Write the data below out exactly as it stands. Do not include the pictures.
# # #
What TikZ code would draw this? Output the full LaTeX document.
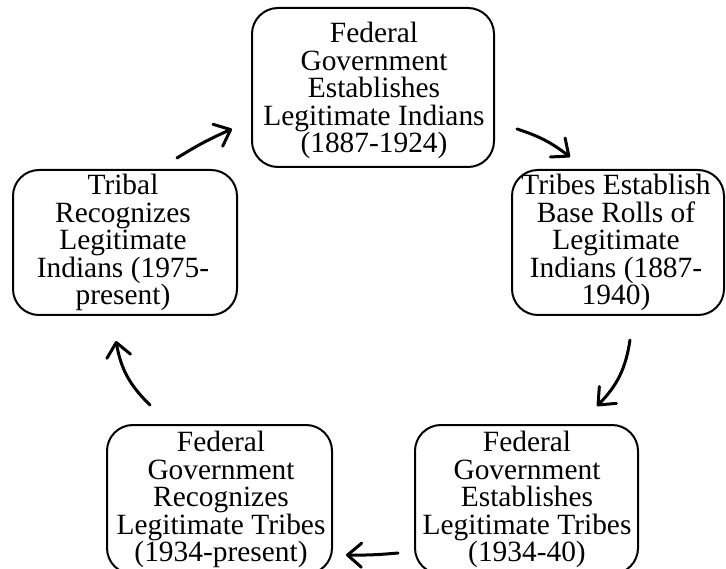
\documentclass[tikz,border=0pt]{standalone}
\usepackage{fontspec}
\setmainfont{Liberation Serif}
\usetikzlibrary{arrows.meta}
\begin{document}
\begin{tikzpicture}[x=1pt,y=1pt,
  stagebox/.style={draw=black, line width=2pt, rounded corners=26pt, inner sep=0pt},
  stagetext/.style={align=center, inner sep=0pt, font=\fontsize{29.4}{27.6}\selectfont},
  cyclearrow/.style={line width=3pt, line cap=round,
    -{Straight Barb[length=14pt, width=24pt, line width=3pt, round]}}]
  \useasboundingbox (0,0) rectangle (726,-569);
  \clip (0,0) rectangle (726,-569);

  % rounded frames of the five stages
  \node[stagebox, minimum width=242, minimum height=159] (n1) at (373,-87.5) {};
  \node[stagebox, minimum width=212, minimum height=145] (n2) at (618,-242.5) {};
  \node[stagebox, minimum width=223, minimum height=149] (n3) at (526.5,-499.5) {};
  \node[stagebox, minimum width=225, minimum height=149] (n4) at (219.5,-499.5) {};
  \node[stagebox, minimum width=224, minimum height=145] (n5) at (125,-242.5) {};

  % stage captions
  \node[stagetext] (t1) at (374,-90.6) {Federal\\Government\\Establishes\\Legitimate Indians\\(1887-1924)};
  \node[stagetext] (t2) at (616,-242.6) {Tribes Establish\\Base Rolls of\\Legitimate\\Indians (1887-\\1940)};
  \node[stagetext] (t3) at (527,-499.6) {Federal\\Government\\Establishes\\Legitimate Tribes\\(1934-40)};
  \node[stagetext] (t4) at (221,-499.6) {Federal\\Government\\Recognizes\\Legitimate Tribes\\(1934-present)};
  \node[stagetext] (t5) at (123,-242.6) {Tribal\\Recognizes\\Legitimate\\Indians (1975-\\present)};

  % arrow end points between the stages
  \coordinate (a1s) at (177,-158); \coordinate (a1e) at (232,-129);
  \coordinate (a2s) at (517,-129); \coordinate (a2e) at (570,-157);
  \coordinate (a3s) at (630,-340); \coordinate (a3e) at (597,-406);
  \coordinate (a4s) at (398,-553); \coordinate (a4e) at (346,-555);
  \coordinate (a5s) at (150,-405); \coordinate (a5e) at (116,-341);

  % cycle arrows
  \draw[cyclearrow] (a1s) to[bend left=4] (a1e);
  \draw[cyclearrow] (a2s) to[bend left=10] (a2e);
  \draw[cyclearrow] (a3s) to[bend left=18] (a3e);
  \draw[cyclearrow] (a4s) to[bend left=3] (a4e);
  \draw[cyclearrow] (a5s) to[bend left=18] (a5e);
\end{tikzpicture}
\end{document}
# # #
▶ [OUTPUT OF THE TASK]:
What TikZ code would draw this? Output the full LaTeX document.
\documentclass[tikz,border=0pt]{standalone}
\usepackage{fontspec}
\setmainfont{Liberation Serif}
\usetikzlibrary{arrows.meta}
\begin{document}
\begin{tikzpicture}[x=1pt,y=1pt,
  stagebox/.style={draw=black, line width=2pt, rounded corners=26pt, inner sep=0pt},
  stagetext/.style={align=center, inner sep=0pt, font=\fontsize{29.4}{27.6}\selectfont},
  cyclearrow/.style={line width=3pt, line cap=round,
    -{Straight Barb[length=14pt, width=24pt, line width=3pt, round]}}]
  \useasboundingbox (0,0) rectangle (726,-569);
  \clip (0,0) rectangle (726,-569);

  % rounded frames of the five stages
  \node[stagebox, minimum width=242, minimum height=159] (n1) at (373,-87.5) {};
  \node[stagebox, minimum width=212, minimum height=145] (n2) at (618,-242.5) {};
  \node[stagebox, minimum width=223, minimum height=149] (n3) at (526.5,-499.5) {};
  \node[stagebox, minimum width=225, minimum height=149] (n4) at (219.5,-499.5) {};
  \node[stagebox, minimum width=224, minimum height=145] (n5) at (125,-242.5) {};

  % stage captions
  \node[stagetext] (t1) at (374,-90.6) {Federal\\Government\\Establishes\\Legitimate Indians\\(1887-1924)};
  \node[stagetext] (t2) at (616,-242.6) {Tribes Establish\\Base Rolls of\\Legitimate\\Indians (1887-\\1940)};
  \node[stagetext] (t3) at (527,-499.6) {Federal\\Government\\Establishes\\Legitimate Tribes\\(1934-40)};
  \node[stagetext] (t4) at (221,-499.6) {Federal\\Government\\Recognizes\\Legitimate Tribes\\(1934-present)};
  \node[stagetext] (t5) at (123,-242.6) {Tribal\\Recognizes\\Legitimate\\Indians (1975-\\present)};

  % arrow end points between the stages
  \coordinate (a1s) at (177,-158); \coordinate (a1e) at (232,-129);
  \coordinate (a2s) at (517,-129); \coordinate (a2e) at (570,-157);
  \coordinate (a3s) at (630,-340); \coordinate (a3e) at (597,-406);
  \coordinate (a4s) at (398,-553); \coordinate (a4e) at (346,-555);
  \coordinate (a5s) at (150,-405); \coordinate (a5e) at (116,-341);

  % cycle arrows
  \draw[cyclearrow] (a1s) to[bend left=4] (a1e);
  \draw[cyclearrow] (a2s) to[bend left=10] (a2e);
  \draw[cyclearrow] (a3s) to[bend left=18] (a3e);
  \draw[cyclearrow] (a4s) to[bend left=3] (a4e);
  \draw[cyclearrow] (a5s) to[bend left=18] (a5e);
\end{tikzpicture}
\end{document}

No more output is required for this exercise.